begin
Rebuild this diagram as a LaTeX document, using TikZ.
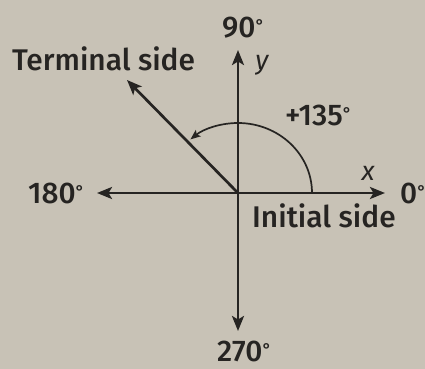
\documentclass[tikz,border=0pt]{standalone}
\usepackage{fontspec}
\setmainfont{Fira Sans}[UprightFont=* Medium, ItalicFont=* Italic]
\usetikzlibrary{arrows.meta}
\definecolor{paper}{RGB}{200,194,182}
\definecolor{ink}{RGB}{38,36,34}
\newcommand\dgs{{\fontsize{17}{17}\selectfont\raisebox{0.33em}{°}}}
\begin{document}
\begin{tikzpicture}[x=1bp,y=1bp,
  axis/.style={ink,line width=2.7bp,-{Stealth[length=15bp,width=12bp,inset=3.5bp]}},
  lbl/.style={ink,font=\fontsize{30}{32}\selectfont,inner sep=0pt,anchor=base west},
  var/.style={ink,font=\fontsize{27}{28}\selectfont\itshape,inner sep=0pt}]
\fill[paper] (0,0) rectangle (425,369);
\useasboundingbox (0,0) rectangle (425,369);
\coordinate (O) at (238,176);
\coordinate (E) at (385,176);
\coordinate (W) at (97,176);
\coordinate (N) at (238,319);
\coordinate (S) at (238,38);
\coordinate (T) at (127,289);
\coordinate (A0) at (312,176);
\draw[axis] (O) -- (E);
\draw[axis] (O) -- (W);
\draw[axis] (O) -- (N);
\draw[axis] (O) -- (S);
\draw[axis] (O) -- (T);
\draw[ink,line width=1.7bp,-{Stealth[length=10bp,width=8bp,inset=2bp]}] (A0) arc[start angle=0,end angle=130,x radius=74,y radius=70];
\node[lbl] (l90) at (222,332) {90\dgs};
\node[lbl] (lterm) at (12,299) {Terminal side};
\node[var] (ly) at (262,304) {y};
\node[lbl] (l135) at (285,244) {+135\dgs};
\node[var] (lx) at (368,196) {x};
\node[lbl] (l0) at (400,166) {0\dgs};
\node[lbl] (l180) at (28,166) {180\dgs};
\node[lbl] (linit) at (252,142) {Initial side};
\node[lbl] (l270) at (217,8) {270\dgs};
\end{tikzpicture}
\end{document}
end
▶ What you are asked to do
Quote every line word for word and keep the images out of the copy.

▶ Answer to this exercise
Rebuild this diagram as a LaTeX document, using TikZ.
\documentclass[tikz,border=0pt]{standalone}
\usepackage{fontspec}
\setmainfont{Fira Sans}[UprightFont=* Medium, ItalicFont=* Italic]
\usetikzlibrary{arrows.meta}
\definecolor{paper}{RGB}{200,194,182}
\definecolor{ink}{RGB}{38,36,34}
\newcommand\dgs{{\fontsize{17}{17}\selectfont\raisebox{0.33em}{°}}}
\begin{document}
\begin{tikzpicture}[x=1bp,y=1bp,
  axis/.style={ink,line width=2.7bp,-{Stealth[length=15bp,width=12bp,inset=3.5bp]}},
  lbl/.style={ink,font=\fontsize{30}{32}\selectfont,inner sep=0pt,anchor=base west},
  var/.style={ink,font=\fontsize{27}{28}\selectfont\itshape,inner sep=0pt}]
\fill[paper] (0,0) rectangle (425,369);
\useasboundingbox (0,0) rectangle (425,369);
\coordinate (O) at (238,176);
\coordinate (E) at (385,176);
\coordinate (W) at (97,176);
\coordinate (N) at (238,319);
\coordinate (S) at (238,38);
\coordinate (T) at (127,289);
\coordinate (A0) at (312,176);
\draw[axis] (O) -- (E);
\draw[axis] (O) -- (W);
\draw[axis] (O) -- (N);
\draw[axis] (O) -- (S);
\draw[axis] (O) -- (T);
\draw[ink,line width=1.7bp,-{Stealth[length=10bp,width=8bp,inset=2bp]}] (A0) arc[start angle=0,end angle=130,x radius=74,y radius=70];
\node[lbl] (l90) at (222,332) {90\dgs};
\node[lbl] (lterm) at (12,299) {Terminal side};
\node[var] (ly) at (262,304) {y};
\node[lbl] (l135) at (285,244) {+135\dgs};
\node[var] (lx) at (368,196) {x};
\node[lbl] (l0) at (400,166) {0\dgs};
\node[lbl] (l180) at (28,166) {180\dgs};
\node[lbl] (linit) at (252,142) {Initial side};
\node[lbl] (l270) at (217,8) {270\dgs};
\end{tikzpicture}
\end{document}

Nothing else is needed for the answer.